My rating: 4 of 5 stars
Billy Collins is one of my favorite poets for a multitude of reasons, notably for me – he has such an economy with words, using them in a way that evokes a wide range of emotions for each measure he takes on. He can be humored, but at the same time depict grief and coming to terms poignantly with each line. I think I credit my discovery of his work through my college studies, even dating as far back as his release of “Nine Horses” and then backtracking through his individual books from there.
I first read “Horoscopes for the Dead” last year around the time it was released, and I recently had the pleasure of rereading it as it was featured among several other books as a part of National Poetry Month (April). I loved it just as much as the first time around. “Horoscopes for the Dead” is a short compilation of poems that evoke a theme of remembrance, of life and death and the go-betweens. The very first poem in the collection, “Grave”, I thought had a powerful touch to start the tone of the overarching book, especially with the speaker standing before the graves of his parents. For me, even to the point where the speaker was pressing his ear to his mother’s grave, and then rolling to hear the response on his father’s end and hearing nothing but imagining the measures for the silence that greeted him. “The Straightener” also appealed to me in the arrangement and significance of specific items to the speaker, even down to where they serve as a distraction for other things, an escape in orderliness.

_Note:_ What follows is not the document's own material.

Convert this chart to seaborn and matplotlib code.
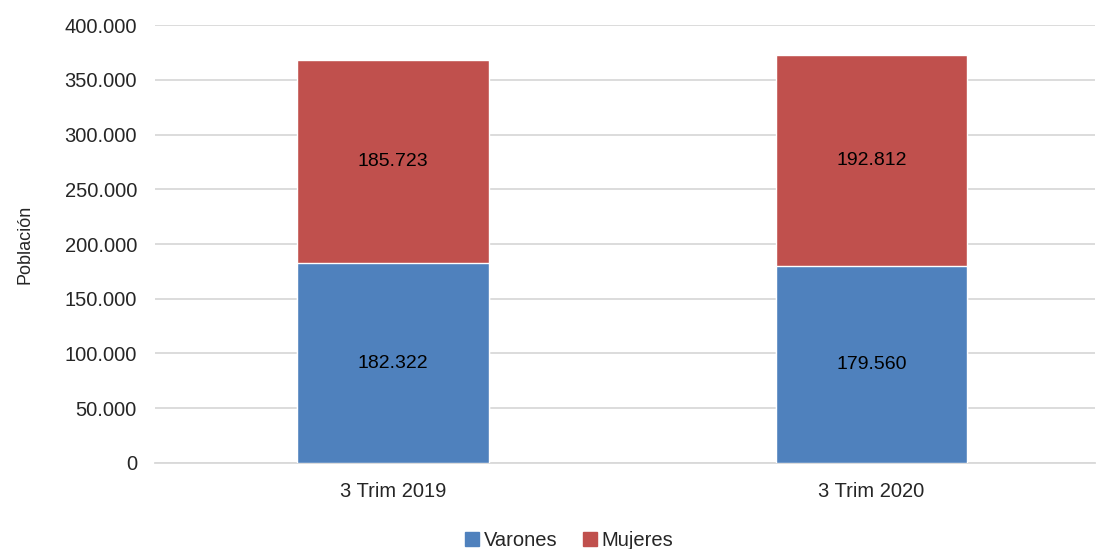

In poems like “The Snag” – you get a sense of the speaker’s lament of the passage of time, but even in the first few stanzas, there’s a dark humor to it:
“The only time I found myself interested
in the concept of a time machine
was when I first heard that baldness in a man
was traced back to his maternal grandmother.
I pictured myself stepping into the odd craft
with a vial of poison tucked into a pocket
and, just in case, a newly sharpened kitchen knife
Of course, I had not thought this through very carefully.”
To carry that thematic, even “Thieves” has a charming depiction of stealing time upon the hour, from the speaker observing a scurrying mouse to sitting on a rock, a “Volkswagen of stone” and wondering upon its orgins in the continued spectrum of time, among other factors. “The Guest” was powerful to me in its brevity because of the speaker arriving, yet noting the dying/dead flowers by his door, and “Genesis” was beautiful in its intimacy and reversal of notations.
The namesake of the collection, “Horoscopes for the Dead” is another of my favorites for the way it reflects upon loss and how the predictions for futures – good or bad – no longer apply to the beloved that has departed and reflects the steady state, yet the speaker carries forward.
“Simple Arithmetic” struck me for its notations throughout the poem, and especially through the final lines: “and there I go, too,/erased by my own eraser and blown like shavings off the page.”
I had numerous other favorites in the collection, including “Roses”, “What She Said”, among others, but I believed the running thematic and reflections through the entire work were beautifully written, and certainly adds to my respect and future perusal of Collins’ work.
Overall score: 4/5
Note: I received this as an ARC from NetGalley, from the publisher Random House.